**Task directions**. Produce an exact transcription of the listing below, omitting the pictures.

**Listed records**.
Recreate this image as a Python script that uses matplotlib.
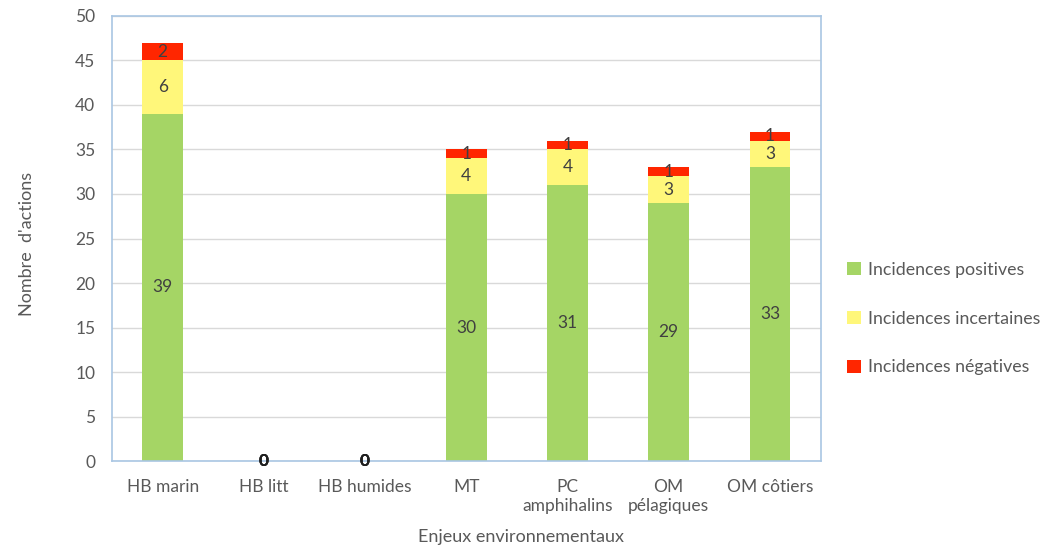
import numpy as np
import matplotlib.pyplot as plt

plt.rcParams['font.family'] = ['Lato', 'DejaVu Sans']

categories = ["HB marin", "HB litt", "HB humides", "MT", "PC\namphihalins",
              "OM\npélagiques", "OM côtiers"]
positives = [39, 0, 0, 30, 31, 29, 33]
incertaines = [6, 0, 0, 4, 4, 3, 3]
negatives = [2, 0, 0, 1, 1, 1, 1]
series_names = ["Incidences positives", "Incidences incertaines", "Incidences négatives"]
colors = ["#A5D565", "#FFF77A", "#FF2600"]

fig = plt.figure(figsize=(10.42, 5.51), dpi=100)
ax = fig.add_axes([0.1075, 0.1633, 0.68, 0.8077])

x = np.arange(len(categories))
bottom = np.zeros(len(categories))
for name, vals, col in zip(series_names, [positives, incertaines, negatives], colors):
    vals = np.array(vals, dtype=float)
    ax.bar(x, vals, 0.4, bottom=bottom, color=col, label=name, zorder=2)
    for xi, b, v in zip(x, bottom, vals):
        if v > 0:
            ax.text(xi, b + v / 2, "%d" % v, ha='center', va='center',
                    fontsize=12.5, color='#404040', zorder=3)
        else:
            ax.text(xi, b, "0", ha='center', va='center', fontsize=12.5,
                    color='#202020', fontweight='bold', zorder=3)
    bottom += vals

ax.set_xlim(-0.5, len(categories) - 0.5)
ax.set_ylim(0, 50)
ax.set_yticks(np.arange(0, 51, 5))
ax.set_xticks(x)
ax.set_xticklabels(categories, linespacing=1.25)
ax.tick_params(length=0, labelsize=12.5, labelcolor='#595959')
ax.tick_params(axis='x', pad=13)
ax.tick_params(axis='y', pad=12)
ax.yaxis.grid(True, color='#D9D9D9', linewidth=1, zorder=0)
ax.set_axisbelow(True)
for s in ax.spines.values():
    s.set_color('#A9C6E3')
    s.set_linewidth(1.2)

fig.text(521 / 1042, 1 - 537 / 551, "Enjeux environnementaux", fontsize=13,
         color='#595959', ha='center', va='center')
fig.text(27 / 1042, 1 - 244 / 551, "Nombre  d'actions", fontsize=13,
         color='#595959', ha='center', va='center', rotation=90)

leg = ax.legend(loc='center left', bbox_to_anchor=(1.015, 0.32), frameon=False,
                fontsize=12.8, labelspacing=1.85, handlelength=0.75, handleheight=0.75,
                handletextpad=0.4)
for t in leg.get_texts():
    t.set_color('#595959')

fig.savefig("out.png", dpi=100)
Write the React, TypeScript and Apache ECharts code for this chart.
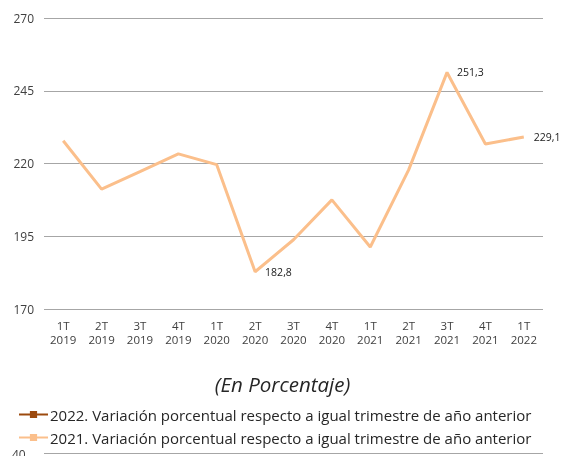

**Written answer**.
Recreate this image as a Python script that uses matplotlib.
import numpy as np
import matplotlib.pyplot as plt

plt.rcParams['font.family'] = ['Lato', 'DejaVu Sans']

categories = ["HB marin", "HB litt", "HB humides", "MT", "PC\namphihalins",
              "OM\npélagiques", "OM côtiers"]
positives = [39, 0, 0, 30, 31, 29, 33]
incertaines = [6, 0, 0, 4, 4, 3, 3]
negatives = [2, 0, 0, 1, 1, 1, 1]
series_names = ["Incidences positives", "Incidences incertaines", "Incidences négatives"]
colors = ["#A5D565", "#FFF77A", "#FF2600"]

fig = plt.figure(figsize=(10.42, 5.51), dpi=100)
ax = fig.add_axes([0.1075, 0.1633, 0.68, 0.8077])

x = np.arange(len(categories))
bottom = np.zeros(len(categories))
for name, vals, col in zip(series_names, [positives, incertaines, negatives], colors):
    vals = np.array(vals, dtype=float)
    ax.bar(x, vals, 0.4, bottom=bottom, color=col, label=name, zorder=2)
    for xi, b, v in zip(x, bottom, vals):
        if v > 0:
            ax.text(xi, b + v / 2, "%d" % v, ha='center', va='center',
                    fontsize=12.5, color='#404040', zorder=3)
        else:
            ax.text(xi, b, "0", ha='center', va='center', fontsize=12.5,
                    color='#202020', fontweight='bold', zorder=3)
    bottom += vals

ax.set_xlim(-0.5, len(categories) - 0.5)
ax.set_ylim(0, 50)
ax.set_yticks(np.arange(0, 51, 5))
ax.set_xticks(x)
ax.set_xticklabels(categories, linespacing=1.25)
ax.tick_params(length=0, labelsize=12.5, labelcolor='#595959')
ax.tick_params(axis='x', pad=13)
ax.tick_params(axis='y', pad=12)
ax.yaxis.grid(True, color='#D9D9D9', linewidth=1, zorder=0)
ax.set_axisbelow(True)
for s in ax.spines.values():
    s.set_color('#A9C6E3')
    s.set_linewidth(1.2)

fig.text(521 / 1042, 1 - 537 / 551, "Enjeux environnementaux", fontsize=13,
         color='#595959', ha='center', va='center')
fig.text(27 / 1042, 1 - 244 / 551, "Nombre  d'actions", fontsize=13,
         color='#595959', ha='center', va='center', rotation=90)

leg = ax.legend(loc='center left', bbox_to_anchor=(1.015, 0.32), frameon=False,
                fontsize=12.8, labelspacing=1.85, handlelength=0.75, handleheight=0.75,
                handletextpad=0.4)
for t in leg.get_texts():
    t.set_color('#595959')

fig.savefig("out.png", dpi=100)
Write the React, TypeScript and Apache ECharts code for this chart.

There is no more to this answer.